What Happens When You Stop
When the daily ACH debit fails — whether because you revoked authorization, closed the account, or the account has insufficient funds — the funder will know within 24 to 48 hours. The failed debit triggers the default provisions of the agreement. The funder will declare a default, accelerate the full remaining balance, and begin its collection process.
The collection process may include sending a default notice demanding immediate payment of the full accelerated balance, filing a confession of judgment if one exists in the agreement, initiating arbitration or litigation, serving restraining notices on other bank accounts the funder can identify, engaging third-party collection agents, and increasing the intensity of direct communications with you.
The speed of this process varies by funder, but the direction is predictable. Stopping ACH payments is not a quiet action. It is the loudest signal you can send to the funder, and the funder’s response will be swift and aggressive.
When Stopping Makes Strategic Sense
Stopping ACH payments makes sense when it is part of a deliberate legal and financial strategy, not a reaction to desperation. If you have consulted an attorney, assessed the legal vulnerabilities in the agreement, and determined that a challenge to the MCA is viable, stopping payments may be the first step in that challenge. The default triggers the dispute, and the dispute is where the legal claims are asserted.
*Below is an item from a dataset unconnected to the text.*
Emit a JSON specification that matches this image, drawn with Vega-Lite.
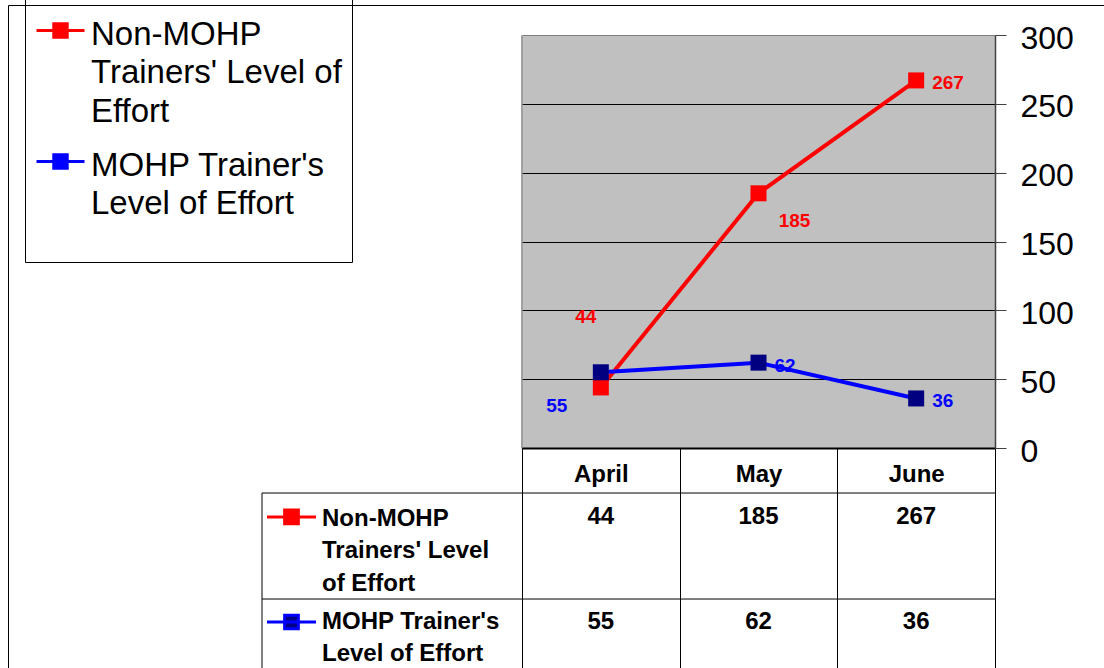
{
  "$schema": "https://vega.github.io/schema/vega-lite/v6.json",
  "width": 1096,
  "height": 663,
  "autosize": {"type": "none"},
  "padding": {"left": 8, "top": 5, "right": 0, "bottom": 0},
  "background": "white",
  "config": {
    "font": "Liberation Sans",
    "view": {"stroke": "black", "strokeWidth": 1, "strokeDash": [1096, 1759, 663, 0]}
  },
  "data": {
    "values": [
      {"month": "April", "series": "Non-MOHP Trainers' Level of Effort", "value": 44},
      {"month": "May", "series": "Non-MOHP Trainers' Level of Effort", "value": 185},
      {"month": "June", "series": "Non-MOHP Trainers' Level of Effort", "value": 267},
      {"month": "April", "series": "MOHP Trainer's Level of Effort", "value": 55},
      {"month": "May", "series": "MOHP Trainer's Level of Effort", "value": 62},
      {"month": "June", "series": "MOHP Trainer's Level of Effort", "value": 36}
    ]
  },
  "resolve": {"axis": {"x": "independent", "y": "independent"}},
  "layer": [
    {
      "transform": [{"aggregate": [{"op": "count", "as": "n"}]}],
      "mark": {"type": "rule", "color": "#808080", "strokeWidth": 1},
      "encoding": {
        "x": {
          "datum": "April", "bandPosition": 0, "type": "nominal",
          "scale": {"type": "band", "domain": ["April", "May", "June"], "range": [514, 987], "paddingInner": 0, "paddingOuter": 0},
          "axis": {"orient": "top", "grid": true, "tickBand": "center", "gridColor": "#C0C0C0", "gridWidth": 159, "gridOpacity": 1, "gridCap": "butt", "domain": false, "ticks": false, "labels": false, "title": null}
        },
        "y": {
          "datum": 0, "type": "quantitative",
          "scale": {"domain": [0, 300], "range": [443, 30], "nice": false, "zero": false},
          "axis": {
            "orient": "left", "values": [0, 50, 100, 150, 200, 250, 300],
            "grid": true, "gridWidth": 1,
            "gridColor": {"condition": {"test": "datum.value == 300", "value": "#808080"}, "value": "#000000"},
            "domain": false, "ticks": false, "labels": false, "title": null
          }
        },
        "y2": {"datum": 300}
      }
    },
    {
      "mark": {"type": "line", "strokeWidth": 4},
      "encoding": {
        "x": {
          "field": "month", "type": "nominal", "sort": ["April", "May", "June"],
          "scale": {"type": "band", "domain": ["April", "May", "June"], "range": [514, 987], "paddingInner": 0, "paddingOuter": 0},
          "axis": {
            "orient": "bottom", "offset": -220, "tickBand": "extent", "tickSize": 220, "tickColor": "#000000", "tickWidth": 1,
            "domainColor": "#000000", "domainWidth": 2, "grid": false,
            "labelFont": "Liberation Sans", "labelFontWeight": "bold", "labelFontSize": 24, "labelColor": "#000000",
            "labelPadding": -187, "labelBaseline": "alphabetic", "labelAngle": 0, "title": null
          }
        },
        "y": {
          "field": "value", "type": "quantitative",
          "scale": {"domain": [0, 300], "range": [443, 30], "nice": false, "zero": false},
          "axis": {
            "orient": "right", "offset": -109, "values": [0, 50, 100, 150, 200, 250, 300],
            "grid": false,
            "domainColor": "#404040", "domainWidth": 1.5,
            "tickSize": 11, "tickColor": "#404040", "tickWidth": 1,
            "labelFont": "Liberation Sans", "labelFontSize": 32, "labelColor": "#000000",
            "labelPadding": 14, "labelOffset": 3, "labelFlush": false, "labelOverlap": false,
            "title": null
          }
        },
        "color": {
          "field": "series", "type": "nominal",
          "scale": {"domain": ["Non-MOHP Trainers' Level of Effort", "MOHP Trainer's Level of Effort"], "range": ["#FF0000", "#0000FF"]},
          "legend": {
            "orient": "none", "legendX": 17, "legendY": -10,
            "title": " ", "titleOrient": "bottom", "titleFontSize": 32, "titlePadding": 0,
            "strokeColor": "#000000", "fillColor": "transparent", "padding": 10,
            "symbolType": "M-1,0H1M-0.28,-0.28H0.28V0.28H-0.28Z", "symbolSize": 2304, "symbolStrokeWidth": 3,
            "labelFont": "Liberation Sans", "labelFontSize": 33, "labelColor": "#000000", "labelLimit": 600,
            "labelOffset": 5, "labelBaseline": "alphabetic", "rowPadding": 7,
            "labelExpr": "indexof(datum.label, 'Non-') == 0 ? ['Non-MOHP', \"Trainers' Level of\", 'Effort'] : [\"MOHP Trainer's\", 'Level of Effort']",
            "encode": {
              "symbols": {"update": {"fill": {"scale": "fill", "field": "value"}, "stroke": {"scale": "color", "field": "value"}, "strokeWidth": {"value": 3}}},
              "labels": {"update": {"dy": {"value": 14}, "lineHeight": {"value": 38.5}}}
            }
          }
        }
      }
    },
    {
      "mark": {"type": "point", "shape": "square", "filled": true, "size": 256, "opacity": 1},
      "encoding": {
        "x": {"field": "month", "type": "nominal", "scale": {"type": "band", "domain": ["April", "May", "June"], "range": [514, 987], "paddingInner": 0, "paddingOuter": 0}, "axis": null},
        "y": {"field": "value", "type": "quantitative", "scale": {"domain": [0, 300], "range": [443, 30], "nice": false, "zero": false}, "axis": null},
        "fill": {
          "field": "series", "type": "nominal",
          "scale": {"domain": ["Non-MOHP Trainers' Level of Effort", "MOHP Trainer's Level of Effort"], "range": ["#FF0000", "#000080"]},
          "legend": null
        }
      }
    },
    {
      "transform": [{"filter": "datum.month != 'April' && !(datum.month == 'May' && indexof(datum.series, 'Non-') == 0)"}],
      "mark": {"type": "text", "align": "left", "baseline": "middle", "dx": 16, "dy": 3, "fontSize": 19, "fontWeight": "bold", "font": "Liberation Sans"},
      "encoding": {
        "x": {"field": "month", "type": "nominal", "scale": {"type": "band", "domain": ["April", "May", "June"], "range": [514, 987], "paddingInner": 0, "paddingOuter": 0}, "axis": null},
        "y": {"field": "value", "type": "quantitative", "scale": {"domain": [0, 300], "range": [443, 30], "nice": false, "zero": false}, "axis": null},
        "text": {"field": "value", "type": "quantitative"},
        "color": {"field": "series", "type": "nominal"}
      }
    },
    {
      "transform": [{"filter": "datum.month == 'April' && indexof(datum.series, 'Non-') == 0"}],
      "mark": {"type": "text", "align": "center", "baseline": "middle", "dx": -15, "dy": -70, "fontSize": 19, "fontWeight": "bold", "font": "Liberation Sans"},
      "encoding": {
        "x": {"field": "month", "type": "nominal", "scale": {"type": "band", "domain": ["April", "May", "June"], "range": [514, 987], "paddingInner": 0, "paddingOuter": 0}, "axis": null},
        "y": {"field": "value", "type": "quantitative", "scale": {"domain": [0, 300], "range": [443, 30], "nice": false, "zero": false}, "axis": null},
        "text": {"field": "value", "type": "quantitative"},
        "color": {"field": "series", "type": "nominal"}
      }
    },
    {
      "transform": [{"filter": "datum.month == 'May' && indexof(datum.series, 'Non-') == 0"}],
      "mark": {"type": "text", "align": "center", "baseline": "middle", "dx": 36, "dy": 28, "fontSize": 19, "fontWeight": "bold", "font": "Liberation Sans"},
      "encoding": {
        "x": {"field": "month", "type": "nominal", "scale": {"type": "band", "domain": ["April", "May", "June"], "range": [514, 987], "paddingInner": 0, "paddingOuter": 0}, "axis": null},
        "y": {"field": "value", "type": "quantitative", "scale": {"domain": [0, 300], "range": [443, 30], "nice": false, "zero": false}, "axis": null},
        "text": {"field": "value", "type": "quantitative"},
        "color": {"field": "series", "type": "nominal"}
      }
    },
    {
      "transform": [{"filter": "datum.month == 'April' && indexof(datum.series, 'Non-') != 0"}],
      "mark": {"type": "text", "align": "center", "baseline": "middle", "dx": -44, "dy": 33.5, "fontSize": 19, "fontWeight": "bold", "font": "Liberation Sans"},
      "encoding": {
        "x": {"field": "month", "type": "nominal", "scale": {"type": "band", "domain": ["April", "May", "June"], "range": [514, 987], "paddingInner": 0, "paddingOuter": 0}, "axis": null},
        "y": {"field": "value", "type": "quantitative", "scale": {"domain": [0, 300], "range": [443, 30], "nice": false, "zero": false}, "axis": null},
        "text": {"field": "value", "type": "quantitative"},
        "color": {"field": "series", "type": "nominal"}
      }
    },
    {
      "transform": [{"aggregate": [{"op": "count", "as": "n"}]}],
      "mark": {"type": "rule", "color": "#000000", "strokeWidth": 1},
      "encoding": {
        "x": {"datum": "April", "bandPosition": -1.649, "type": "nominal", "scale": {"type": "band", "domain": ["April", "May", "June"], "range": [514, 987], "paddingInner": 0, "paddingOuter": 0}, "axis": null},
        "x2": {"datum": "June", "bandPosition": 1},
        "y": {"datum": -32.7, "type": "quantitative", "scale": {"domain": [0, 300], "range": [443, 30], "nice": false, "zero": false}, "axis": null}
      }
    },
    {
      "transform": [{"aggregate": [{"op": "count", "as": "n"}]}],
      "mark": {"type": "rule", "color": "#000000", "strokeWidth": 1},
      "encoding": {
        "x": {"datum": "April", "bandPosition": -1.649, "type": "nominal", "scale": {"type": "band", "domain": ["April", "May", "June"], "range": [514, 987], "paddingInner": 0, "paddingOuter": 0}, "axis": null},
        "x2": {"datum": "June", "bandPosition": 1},
        "y": {"datum": -109.7, "type": "quantitative", "scale": {"domain": [0, 300], "range": [443, 30], "nice": false, "zero": false}, "axis": null}
      }
    },
    {
      "transform": [{"aggregate": [{"op": "count", "as": "n"}]}],
      "mark": {"type": "rule", "color": "#000000", "strokeWidth": 1},
      "encoding": {
        "x": {"datum": "April", "bandPosition": -1.649, "type": "nominal", "scale": {"type": "band", "domain": ["April", "May", "June"], "range": [514, 987], "paddingInner": 0, "paddingOuter": 0}, "axis": null},
        "y": {"datum": -32.7, "type": "quantitative", "scale": {"domain": [0, 300], "range": [443, 30], "nice": false, "zero": false}, "axis": null},
        "y2": {"datum": -165}
      }
    },
    {
      "transform": [{"filter": "indexof(datum.series, 'Non-') == 0"}],
      "layer": [
        {
          "mark": {"type": "text", "align": "center", "baseline": "alphabetic", "fontSize": 24, "fontWeight": "bold", "color": "#000000", "font": "Liberation Sans"},
          "encoding": {
            "x": {"field": "month", "type": "nominal", "scale": {"type": "band", "domain": ["April", "May", "June"], "range": [514, 987], "paddingInner": 0, "paddingOuter": 0}, "axis": null},
            "y": {"datum": -55.2, "type": "quantitative", "scale": {"domain": [0, 300], "range": [443, 30], "nice": false, "zero": false}, "axis": null},
            "text": {"field": "value", "type": "quantitative"}
          }
        },
        {
          "transform": [
            {"filter": "datum.month == 'April'"},
            {"calculate": "['Non-MOHP', \"Trainers' Level\", 'of Effort']", "as": "rowLabel"}
          ],
          "mark": {"type": "text", "align": "left", "baseline": "alphabetic", "fontSize": 24, "fontWeight": "bold", "color": "#000000", "lineHeight": 32.5, "font": "Liberation Sans"},
          "encoding": {
            "x": {"datum": "April", "bandPosition": -1.2685, "type": "nominal", "scale": {"type": "band", "domain": ["April", "May", "June"], "range": [514, 987], "paddingInner": 0, "paddingOuter": 0}, "axis": null},
            "y": {"datum": -56.6, "type": "quantitative", "scale": {"domain": [0, 300], "range": [443, 30], "nice": false, "zero": false}, "axis": null},
            "text": {"field": "rowLabel", "type": "nominal"}
          }
        },
        {
          "transform": [{"filter": "datum.month == 'April'"}],
          "mark": {"type": "point", "shape": "M-1,0H1M-0.28,-0.28H0.28V0.28H-0.28Z", "size": 2401, "strokeWidth": 3, "filled": false, "opacity": 1},
          "encoding": {
            "x": {"datum": "April", "bandPosition": -1.462, "type": "nominal", "scale": {"type": "band", "domain": ["April", "May", "June"], "range": [514, 987], "paddingInner": 0, "paddingOuter": 0}, "axis": null},
            "y": {"datum": -50.1, "type": "quantitative", "scale": {"domain": [0, 300], "range": [443, 30], "nice": false, "zero": false}, "axis": null},
            "color": {"field": "series", "type": "nominal"},
            "fill": {"field": "series", "type": "nominal", "legend": null}
          }
        }
      ]
    },
    {
      "transform": [{"filter": "indexof(datum.series, 'Non-') != 0"}],
      "layer": [
        {
          "mark": {"type": "text", "align": "center", "baseline": "alphabetic", "fontSize": 24, "fontWeight": "bold", "color": "#000000", "font": "Liberation Sans"},
          "encoding": {
            "x": {"field": "month", "type": "nominal", "scale": {"type": "band", "domain": ["April", "May", "June"], "range": [514, 987], "paddingInner": 0, "paddingOuter": 0}, "axis": null},
            "y": {"datum": -131.8, "type": "quantitative", "scale": {"domain": [0, 300], "range": [443, 30], "nice": false, "zero": false}, "axis": null},
            "text": {"field": "value", "type": "quantitative"}
          }
        },
        {
          "transform": [
            {"filter": "datum.month == 'April'"},
            {"calculate": "[\"MOHP Trainer's\", 'Level of Effort']", "as": "rowLabel"}
          ],
          "mark": {"type": "text", "align": "left", "baseline": "alphabetic", "fontSize": 24, "fontWeight": "bold", "color": "#000000", "lineHeight": 32.5, "font": "Liberation Sans"},
          "encoding": {
            "x": {"datum": "April", "bandPosition": -1.2685, "type": "nominal", "scale": {"type": "band", "domain": ["April", "May", "June"], "range": [514, 987], "paddingInner": 0, "paddingOuter": 0}, "axis": null},
            "y": {"datum": -131.4, "type": "quantitative", "scale": {"domain": [0, 300], "range": [443, 30], "nice": false, "zero": false}, "axis": null},
            "text": {"field": "rowLabel", "type": "nominal"}
          }
        },
        {
          "transform": [{"filter": "datum.month == 'April'"}],
          "mark": {"type": "point", "shape": "M-1,0H1M-0.28,-0.28H0.28V0.28H-0.28Z", "size": 2401, "strokeWidth": 3, "filled": false, "opacity": 1},
          "encoding": {
            "x": {"datum": "April", "bandPosition": -1.462, "type": "nominal", "scale": {"type": "band", "domain": ["April", "May", "June"], "range": [514, 987], "paddingInner": 0, "paddingOuter": 0}, "axis": null},
            "y": {"datum": -126.4, "type": "quantitative", "scale": {"domain": [0, 300], "range": [443, 30], "nice": false, "zero": false}, "axis": null},
            "color": {"field": "series", "type": "nominal"},
            "fill": {"field": "series", "type": "nominal", "legend": null}
          }
        }
      ]
    }
  ]
}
Stopping payments also makes sense when the business literally cannot survive the continued withdrawals. If the daily debit is causing payroll failures, vendor defaults, and operational collapse, continuing the payments may be more destructive than the consequences of stopping. In this scenario, the business is choosing between a slow death by cash flow depletion and the disruption of a default followed by negotiation or litigation.